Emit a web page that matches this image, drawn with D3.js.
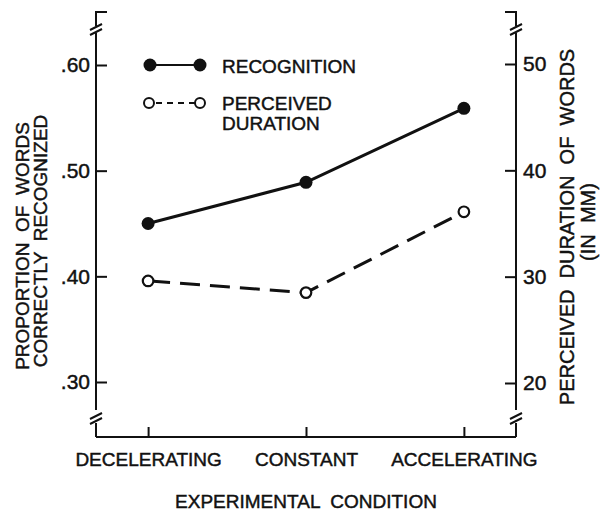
<!DOCTYPE html>
<html>
<head>
<meta charset="utf-8">
<script src="https://cdn.jsdelivr.net/npm/d3@7"></script>
<style>
  body { margin: 0; background: #fff; }
  svg { display: block; }
  text { font-family: "Liberation Sans", Arial, sans-serif; fill: #111; white-space: pre; stroke: #111; stroke-width: 0.45px; }
</style>
</head>
<body>
<svg id="chart" width="600" height="513"></svg>
<script>
// ---- data ----
const categories = ["DECELERATING", "CONSTANT", "ACCELERATING"];
const recognition = [0.45, 0.489, 0.559];          // left axis, proportion
const perceivedDuration = [29.6, 28.5, 36.1];     // right axis, mm
const leftTicks = [0.30, 0.40, 0.50, 0.60];
const rightTicks = [20, 30, 40, 50];
const seriesNames = ["RECOGNITION", "PERCEIVED", "DURATION"];

// ---- layout ----
const svg = d3.select("#chart");
const xL = 96, xR = 516, yTop = 12, yBot = 437;
const ink = "#111";

const x = d3.scalePoint().domain(categories).range([xL, xR]).padding(0.33);
const yL = d3.scaleLinear().domain([0.30, 0.60]).range([382, 65]);
const yR = d3.scaleLinear().domain([20, 50]).range([383, 64]);

// axis lines with breaks
const g = svg.append("g").attr("stroke", ink).attr("stroke-width", 2).attr("fill", "none");
function vAxis(xp, dir) {
  g.append("path").attr("d", `M${xp + dir * 11},${yTop} H${xp} V26`);
  g.append("path").attr("d", `M${xp},33 V410`);
  g.append("path").attr("d", `M${xp},423 V${yBot}`);
  // break marks
  g.append("path").attr("d", `M${xp - 6},${30} L${xp + 6},${24}`);
  g.append("path").attr("d", `M${xp - 6},${35} L${xp + 6},${29}`);
  g.append("path").attr("d", `M${xp - 6},${419} L${xp + 6},${413}`);
  g.append("path").attr("d", `M${xp - 6},${424} L${xp + 6},${418}`);
}
vAxis(xL, 1);
vAxis(xR, -1);
g.append("path").attr("d", `M${xL},${yBot} H${xR}`);

// axes ticks
const fmtL = d => d3.format(".2f")(d).replace(/^0/, "");
const axL = svg.append("g").attr("transform", `translate(${xL},0)`)
  .call(d3.axisLeft(yL).tickValues(leftTicks).tickFormat(fmtL).tickSizeInner(-11).tickSizeOuter(0).tickPadding(6));
const axR = svg.append("g").attr("transform", `translate(${xR},0)`)
  .call(d3.axisRight(yR).tickValues(rightTicks).tickFormat(d3.format("d")).tickSizeInner(-11).tickSizeOuter(0).tickPadding(7));
const axB = svg.append("g").attr("transform", `translate(0,${yBot})`)
  .call(d3.axisBottom(x).tickSizeInner(-10).tickSizeOuter(0).tickPadding(16));
[axL, axR, axB].forEach(a => {
  a.select(".domain").remove();
  a.selectAll(".tick line").attr("stroke", ink).attr("stroke-width", 2);
  a.selectAll(".tick text").attr("fill", ink).attr("font-family", "Liberation Sans, Arial, sans-serif");
});
axL.selectAll(".tick text").attr("font-size", 21);
axR.selectAll(".tick text").attr("font-size", 21);
axB.selectAll(".tick text").attr("font-size", 19).attr("dy", "0.71em").attr("y", 16);

// axis titles
svg.append("text").attr("transform", "translate(22,246) rotate(-90)")
  .attr("text-anchor", "middle").attr("dominant-baseline", "central")
  .attr("font-size", 19).text("PROPORTION  OF  WORDS");
svg.append("text").attr("transform", "translate(40,241) rotate(-90)")
  .attr("text-anchor", "middle").attr("dominant-baseline", "central")
  .attr("font-size", 19).text("CORRECTLY  RECOGNIZED");
svg.append("text").attr("transform", "translate(567,227) rotate(-90)")
  .attr("text-anchor", "middle").attr("dominant-baseline", "central")
  .attr("font-size", 20).text("PERCEIVED  DURATION  OF  WORDS");
svg.append("text").attr("transform", "translate(588,222) rotate(-90)")
  .attr("text-anchor", "middle").attr("dominant-baseline", "central")
  .attr("font-size", 20).text("(IN  MM)");
svg.append("text").attr("x", 306).attr("y", 508).attr("text-anchor", "middle")
  .attr("font-size", 19).text("EXPERIMENTAL  CONDITION");

// data lines
const recPts = categories.map((c, i) => [x(c), yL(recognition[i])]);
const perPts = categories.map((c, i) => [x(c), yR(perceivedDuration[i])]);
const line = d3.line();
svg.append("path").attr("d", line(recPts)).attr("fill", "none")
  .attr("stroke", ink).attr("stroke-width", 3);
svg.append("path").attr("d", line(perPts)).attr("fill", "none")
  .attr("stroke", ink).attr("stroke-width", 3)
  .attr("stroke-dasharray", "20,10").attr("stroke-dashoffset", -2);
svg.selectAll(".rec").data(recPts).join("circle")
  .attr("cx", d => d[0]).attr("cy", d => d[1]).attr("r", 6.5).attr("fill", ink);
svg.selectAll(".per").data(perPts).join("circle")
  .attr("cx", d => d[0]).attr("cy", d => d[1]).attr("r", 5.3)
  .attr("fill", "#fff").attr("stroke", ink).attr("stroke-width", 2.2);

// legend
const lg = svg.append("g");
lg.append("line").attr("x1", 150).attr("x2", 200).attr("y1", 65).attr("y2", 65)
  .attr("stroke", ink).attr("stroke-width", 2);
[150, 200].forEach(cx => lg.append("circle").attr("cx", cx).attr("cy", 65).attr("r", 6.5).attr("fill", ink));
lg.append("line").attr("x1", 154).attr("x2", 196).attr("y1", 103).attr("y2", 103)
  .attr("stroke", ink).attr("stroke-width", 2).attr("stroke-dasharray", "6,5").attr("stroke-dashoffset", -2);
[149, 200].forEach(cx => lg.append("circle").attr("cx", cx).attr("cy", 103).attr("r", 5)
  .attr("fill", "#fff").attr("stroke", ink).attr("stroke-width", 2));
lg.append("text").attr("x", 222).attr("y", 73).attr("font-size", 19).text(seriesNames[0]);
lg.append("text").attr("x", 222).attr("y", 110).attr("font-size", 19).text(seriesNames[1]);
lg.append("text").attr("x", 222).attr("y", 130).attr("font-size", 19).text(seriesNames[2]);
</script>
</body>
</html>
++++
• [The exercise]:
Write out each line again precisely as it appears, skipping every picture.

• [The output]:
Emit a web page that matches this image, drawn with D3.js.
<!DOCTYPE html>
<html>
<head>
<meta charset="utf-8">
<script src="https://cdn.jsdelivr.net/npm/d3@7"></script>
<style>
  body { margin: 0; background: #fff; }
  svg { display: block; }
  text { font-family: "Liberation Sans", Arial, sans-serif; fill: #111; white-space: pre; stroke: #111; stroke-width: 0.45px; }
</style>
</head>
<body>
<svg id="chart" width="600" height="513"></svg>
<script>
// ---- data ----
const categories = ["DECELERATING", "CONSTANT", "ACCELERATING"];
const recognition = [0.45, 0.489, 0.559];          // left axis, proportion
const perceivedDuration = [29.6, 28.5, 36.1];     // right axis, mm
const leftTicks = [0.30, 0.40, 0.50, 0.60];
const rightTicks = [20, 30, 40, 50];
const seriesNames = ["RECOGNITION", "PERCEIVED", "DURATION"];

// ---- layout ----
const svg = d3.select("#chart");
const xL = 96, xR = 516, yTop = 12, yBot = 437;
const ink = "#111";

const x = d3.scalePoint().domain(categories).range([xL, xR]).padding(0.33);
const yL = d3.scaleLinear().domain([0.30, 0.60]).range([382, 65]);
const yR = d3.scaleLinear().domain([20, 50]).range([383, 64]);

// axis lines with breaks
const g = svg.append("g").attr("stroke", ink).attr("stroke-width", 2).attr("fill", "none");
function vAxis(xp, dir) {
  g.append("path").attr("d", `M${xp + dir * 11},${yTop} H${xp} V26`);
  g.append("path").attr("d", `M${xp},33 V410`);
  g.append("path").attr("d", `M${xp},423 V${yBot}`);
  // break marks
  g.append("path").attr("d", `M${xp - 6},${30} L${xp + 6},${24}`);
  g.append("path").attr("d", `M${xp - 6},${35} L${xp + 6},${29}`);
  g.append("path").attr("d", `M${xp - 6},${419} L${xp + 6},${413}`);
  g.append("path").attr("d", `M${xp - 6},${424} L${xp + 6},${418}`);
}
vAxis(xL, 1);
vAxis(xR, -1);
g.append("path").attr("d", `M${xL},${yBot} H${xR}`);

// axes ticks
const fmtL = d => d3.format(".2f")(d).replace(/^0/, "");
const axL = svg.append("g").attr("transform", `translate(${xL},0)`)
  .call(d3.axisLeft(yL).tickValues(leftTicks).tickFormat(fmtL).tickSizeInner(-11).tickSizeOuter(0).tickPadding(6));
const axR = svg.append("g").attr("transform", `translate(${xR},0)`)
  .call(d3.axisRight(yR).tickValues(rightTicks).tickFormat(d3.format("d")).tickSizeInner(-11).tickSizeOuter(0).tickPadding(7));
const axB = svg.append("g").attr("transform", `translate(0,${yBot})`)
  .call(d3.axisBottom(x).tickSizeInner(-10).tickSizeOuter(0).tickPadding(16));
[axL, axR, axB].forEach(a => {
  a.select(".domain").remove();
  a.selectAll(".tick line").attr("stroke", ink).attr("stroke-width", 2);
  a.selectAll(".tick text").attr("fill", ink).attr("font-family", "Liberation Sans, Arial, sans-serif");
});
axL.selectAll(".tick text").attr("font-size", 21);
axR.selectAll(".tick text").attr("font-size", 21);
axB.selectAll(".tick text").attr("font-size", 19).attr("dy", "0.71em").attr("y", 16);

// axis titles
svg.append("text").attr("transform", "translate(22,246) rotate(-90)")
  .attr("text-anchor", "middle").attr("dominant-baseline", "central")
  .attr("font-size", 19).text("PROPORTION  OF  WORDS");
svg.append("text").attr("transform", "translate(40,241) rotate(-90)")
  .attr("text-anchor", "middle").attr("dominant-baseline", "central")
  .attr("font-size", 19).text("CORRECTLY  RECOGNIZED");
svg.append("text").attr("transform", "translate(567,227) rotate(-90)")
  .attr("text-anchor", "middle").attr("dominant-baseline", "central")
  .attr("font-size", 20).text("PERCEIVED  DURATION  OF  WORDS");
svg.append("text").attr("transform", "translate(588,222) rotate(-90)")
  .attr("text-anchor", "middle").attr("dominant-baseline", "central")
  .attr("font-size", 20).text("(IN  MM)");
svg.append("text").attr("x", 306).attr("y", 508).attr("text-anchor", "middle")
  .attr("font-size", 19).text("EXPERIMENTAL  CONDITION");

// data lines
const recPts = categories.map((c, i) => [x(c), yL(recognition[i])]);
const perPts = categories.map((c, i) => [x(c), yR(perceivedDuration[i])]);
const line = d3.line();
svg.append("path").attr("d", line(recPts)).attr("fill", "none")
  .attr("stroke", ink).attr("stroke-width", 3);
svg.append("path").attr("d", line(perPts)).attr("fill", "none")
  .attr("stroke", ink).attr("stroke-width", 3)
  .attr("stroke-dasharray", "20,10").attr("stroke-dashoffset", -2);
svg.selectAll(".rec").data(recPts).join("circle")
  .attr("cx", d => d[0]).attr("cy", d => d[1]).attr("r", 6.5).attr("fill", ink);
svg.selectAll(".per").data(perPts).join("circle")
  .attr("cx", d => d[0]).attr("cy", d => d[1]).attr("r", 5.3)
  .attr("fill", "#fff").attr("stroke", ink).attr("stroke-width", 2.2);

// legend
const lg = svg.append("g");
lg.append("line").attr("x1", 150).attr("x2", 200).attr("y1", 65).attr("y2", 65)
  .attr("stroke", ink).attr("stroke-width", 2);
[150, 200].forEach(cx => lg.append("circle").attr("cx", cx).attr("cy", 65).attr("r", 6.5).attr("fill", ink));
lg.append("line").attr("x1", 154).attr("x2", 196).attr("y1", 103).attr("y2", 103)
  .attr("stroke", ink).attr("stroke-width", 2).attr("stroke-dasharray", "6,5").attr("stroke-dashoffset", -2);
[149, 200].forEach(cx => lg.append("circle").attr("cx", cx).attr("cy", 103).attr("r", 5)
  .attr("fill", "#fff").attr("stroke", ink).attr("stroke-width", 2));
lg.append("text").attr("x", 222).attr("y", 73).attr("font-size", 19).text(seriesNames[0]);
lg.append("text").attr("x", 222).attr("y", 110).attr("font-size", 19).text(seriesNames[1]);
lg.append("text").attr("x", 222).attr("y", 130).attr("font-size", 19).text(seriesNames[2]);
</script>
</body>
</html>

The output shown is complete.